The Artist, written and directed by Michel Hazanavicius, is an homage to the silent film era. There is no recorded dialogue in most of the film. It is described as black-and-white, although it is clear that it was shot in color and then photoshopped into grayscale. (Compare this to any black-and-white film from the 1930’s, and you can see the difference.) Presumably this is because black-and-white film has become prohibitively expensive. It was shot in the 1.33:1 screen ratio that was commonly used up until the advent of television. The period detail is fairly accurate, although in one close-up shot one can see that Dujardin is wearing a synthetic moustache. And in one scene, when two of the characters meet on an upper story staircase in a movie studio (most studio buildings are only one or two stories), there are so many extras rushing back and forth in the background, the place looks almost like an ant colony.

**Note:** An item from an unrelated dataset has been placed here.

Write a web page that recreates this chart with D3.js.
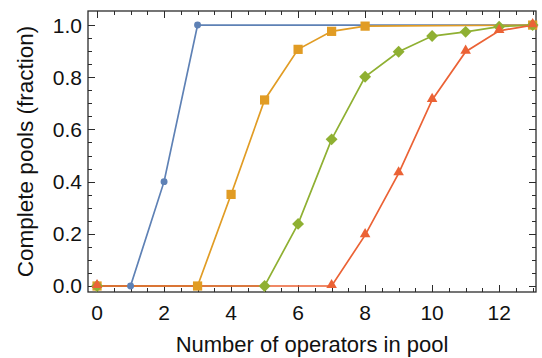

The story is largely lifted from A Star is Born, with a bit of Sunset Boulevard and the Rin Tin Tin movies thrown in. Geroge Valentin (Jean Dujardin) is a silent film star who appears in adventure movies with his dog, Jack. By chance, he meets an extra, Peppy Miller (Bérénice Bejo), and he is immediately taken with her. He persuades a reluctant producer (John Goodman) to give her a bit part in a movie. Within a few years, Peppy (don’t you hate that name?) becomes a big star. When sound films are introduced, Valentin dismisses them. He uses his own money to finance a silent film. However, it comes out the day after the stock market crashes. What’s more, a sound film starring Peppy premieres the same day, and everybody goes to see that. George loses his shirt, and he drifts into poverty and alcoholism. He sells off most of his belongings at an auction, where they are secretly bought by Peppy, who hasn’t forgotten him. However, George’s loyal manservant, Clifton (James Cromwell) stays with him, even though George can no longer pay him. Clifton reluctantly leaves only after George orders him to. (We’re supposed to believe this?) Depressed, George burns his old films, and his house catches fire. Jack runs to alert a policeman, and George is saved. While George is lying unconscious in a hospital, Peppy arranges to have him moved to her home, where, coincidentally, Clifton now works. When he wakes, George wanders through Peppy’s house, where he finds a room full of his old belongings. Shocked, he returns to his house, where he prepares to shoot himself, while Jack pleads with him not to. Peppy shows up and apologizes. The film ends with Peppy and George dancing in a musical number.

The Artist has some amusing moments. For example, when George learns of the new sound film technology, he has a nightmare is which he hears sounds. For the most part, however, I felt as though I had been here many times before. (Think of those movie spoofs on the old Carol Burnett Show.) Hazanavicius says this movie is meant as a tribute. Yet, by filling it with clichés, he shows a condescending attitude towards the silent films he supposedly adores.